Por eso siempre cedía y salía a comprarle los mecheros, para evitar las tardes de bañera, abrigo y temblores. Terminábamos de hacer el amor y se sentaba en la ventana. Y entonces yo oía los 20 «clicks» de las 20 veces que 20 piedras diferentes hacían fuego. Cada una de las 20 me desquiciaba, claro, pero era el mal menor.

Ir a mear y verla allí, tiritando en la porcelana, era mucho peor.

¿Y qué haces? Pues lo tópico, entrar y salir, dar una vuelta. Sentarme en un parque a ver cómo las horas se joden unas a otras mientras recapacito un poco y me evado un rato. Quedar con alguien, tomar café en una mesa de salón. ¿En la mesa del salón? Sí, una mesa con sillas, un lugar centrado en el que dar vueltas con la cucharilla y acomodarse en lo cotidiano, aferrarse a algo. Aferrarse a algo. Algo sencillo, ¿sabes?, algo simple. Algo que no requiera mucho esfuerzo y a la vez lo sea todo, lo componga todo, lo dignifique todo. Hablar del trabajo, de la última enfermedad tonta y simplona, del último par de zapatos que me he comprado o que alguien se ha comprado. Eso también es la vida, deberías saberlo. Eso también es parte de todo esto.

¿Y ella? Ella estaría allí, encendiéndose una y otra vez el mismo cigarro. Conjurando demonios que sólo están en su cabeza pero amenazan con salir y devorarlo todo. Su padre la quemaba los brazos, ¿lo sabes? Por supuesto que lo sé, no puedo dejar de saberlo, pero eso fue hace mucho tiempo, me temo. Hace un huevo de tiempo. Ahora ya no está su padre, y no hay más cigarros que los que ella fuma conjurándole. Su padre está muerto, pero es ella la que sigue reviviéndole cada segundo, fumando o en la bañera. Su padre sigue existiendo gracias a ella. Eso me deja un poco tocado. Eso y que sus demonios tengan intenciones tan expansionistas. Eso y que parezca tan endeble, tiritando en la bañera, tan endeble y tan hermosa a la vez, tiritando y preciosa.

A veces me pregunto si es preciosa fuera de esa imagen. Lejos de ese cuadro. Fuera de esa escena.

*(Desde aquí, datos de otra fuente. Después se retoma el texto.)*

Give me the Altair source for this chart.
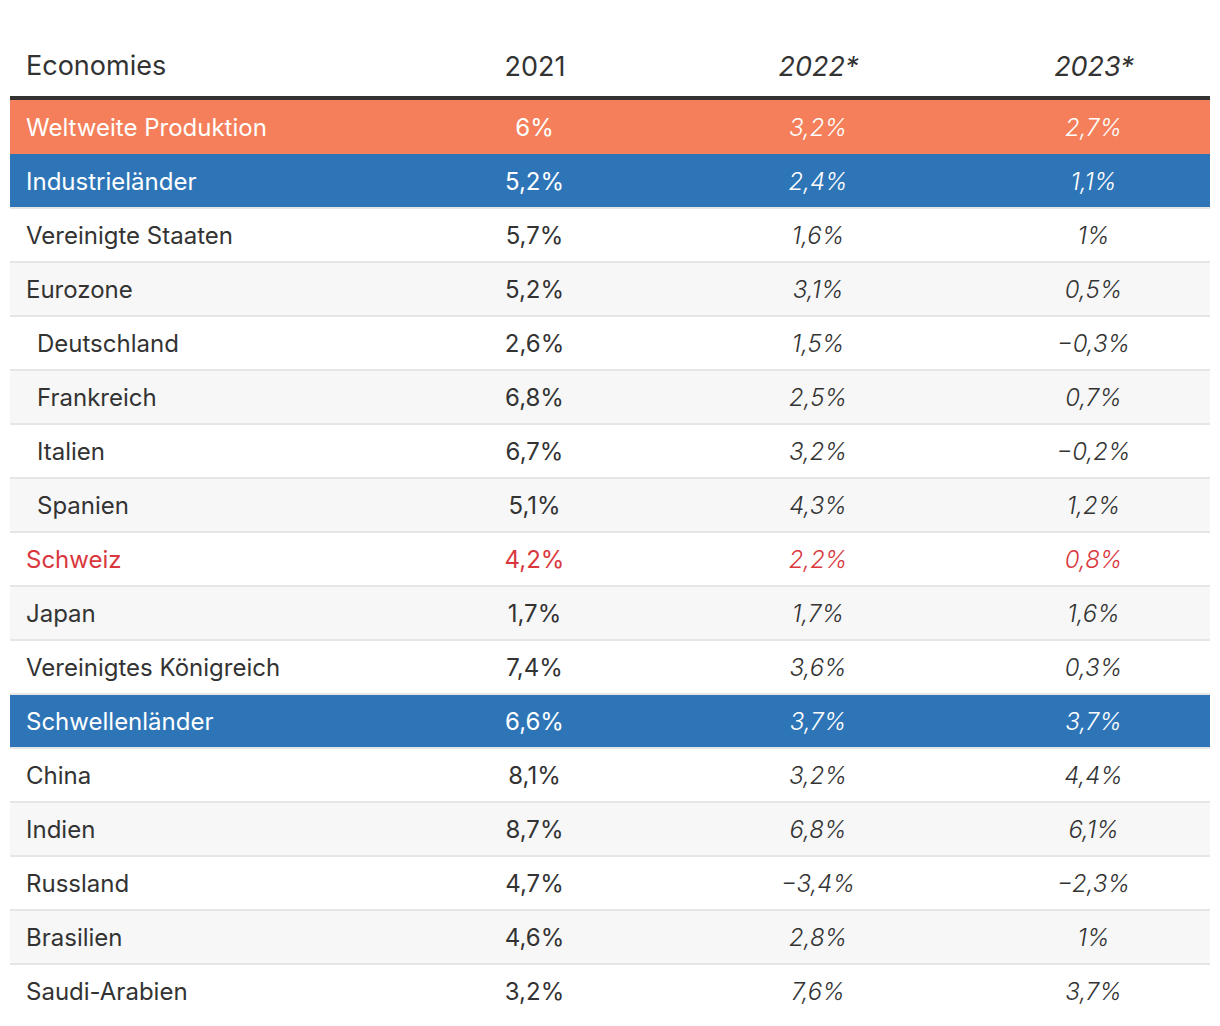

O si sólo me parece preciosa allí.

Pero eso no importa demasiado
. No, realmente no importa nada.

Un rato después vuelvo a casa y me pregunta ¿dónde has estado?, dando una vuelta, le digo, comprándote mecheros, un par de ellos se te estaban terminando. Te los dejo aquí mismo. ¿En la mesa del salón? Sí, al lado del cenicero. Hace una noche preciosa. ¿Y ella? Sabes que ella ya no está. Que hace tiempo que la evaporé, que terminé con todo. Su padre la quemaba los brazos, ¿lo sabes? Por supuesto que lo sé. Mi padre murió mucho antes de poder darle un abrazo sincero, mucho antes de decirle «te quiero», mucho antes de pegarle una hostia en la boca jugando a los tipos duros mientras encajo su puño en el estómago. Los padres hacen eso todo el tiempo, no pueden evitarlo. Eso por sí sólo no puede significar amor eterno. No debe. No puede.


Pero eso no importa demasiado
.

No, realmente no importa en absoluto.